City staff and consultants presented a draft, rewritten Chapter 17 public utilities ordinance at a joint Punta Gorda City Council and Utility Advisory Board session, proposing a comprehensive reorganization of water, wastewater and billing rules.
Nicole Cohen of Corolla Engineers told the assembled council members and Utility Advisory Board that the rewrite is intended to “modernize the ordinance,” clarify responsibilities for customers, developers and the utility department, and strengthen enforcement tools and conservation and emergency‑management provisions.
The draft groups the ordinance into 10 articles and about 90 sections, Cohen said, adding sections for cross‑connection and backflow prevention, pretreatment and fats‑oils‑and‑grease control, metering and high‑consumption review, administrative remedies, and more detailed water conservation and drought‑response stages.
Derek Marie, chair of the Utility Advisory Board, praised the draft for readability: “I read the new Chapter 17. It's fantastic. Very readable,” he said, noting the draft uses a 100‑foot mandatory connection threshold consistently for mandatory connections when existing mains are within that distance.
The draft leaves many monetary amounts — including some permit and administrative fees and the impact fees discussed elsewhere on the agenda — to be adopted by resolution rather than hard‑coding every amount into the ordinance. A commenter in the meeting recommended that routine fees be adopted and updated by annual resolution so that the city can adjust fees during budget cycles without repeated code amendments. Finance Director Kristen Semillon said staff supports that approach and noted the current draft already references rates and impact fees being set “by resolution.”
Other topics discussed during the presentation and public discussion included:
- Cross‑connection and backflow control: The draft explicitly adds a program to protect public health and safety and aligns the ordinance with regulatory requirements.
- Metering and billing: The draft includes procedures for meter installation, testing and appeals, high‑consumption reviews, and lien procedures; staff said they are working to ensure the lien process protects the city’s ability to recover unpaid charges when properties are sold.
- Water conservation and emergencies: The draft specifies year‑round irrigation restrictions, triggers for drought‑response phases and enforcement authority for violations.
- Developer obligations and system extensions: The draft clarifies when connections are mandatory (the 100‑foot rule), when developers must construct off‑site improvements, and adds authority for capacity reservation agreements and inspection/acceptance processes.
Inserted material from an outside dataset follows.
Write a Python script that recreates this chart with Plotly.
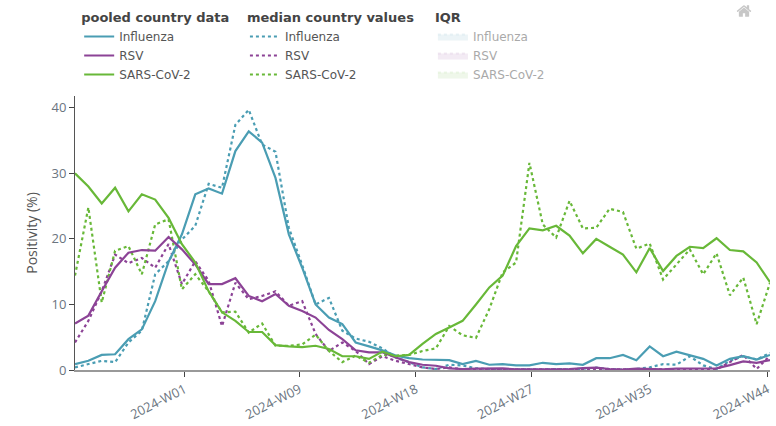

Councilmembers and UAB members also discussed incentives and surcharges for certain economic development areas (referred to in the draft as ECAP). Several members suggested removing specific incentive percentages and ECAP references from the ordinance and handling discretionary incentives through separate policy or resolution language so the city retains flexibility.
Cohen said the city’s ordinance structure was reworked to make future additions easier and to make definitions and user types more explicit. Staff said they will incorporate feedback, finalize cross references and links (the city is transitioning to an online code platform), and return the next draft for the formal ordinance adoption process (two readings). No ordinance vote occurred at the workshop.
Council and staff agreed to continue refining the draft and to bring a final ordinance package back for public hearings and council readings.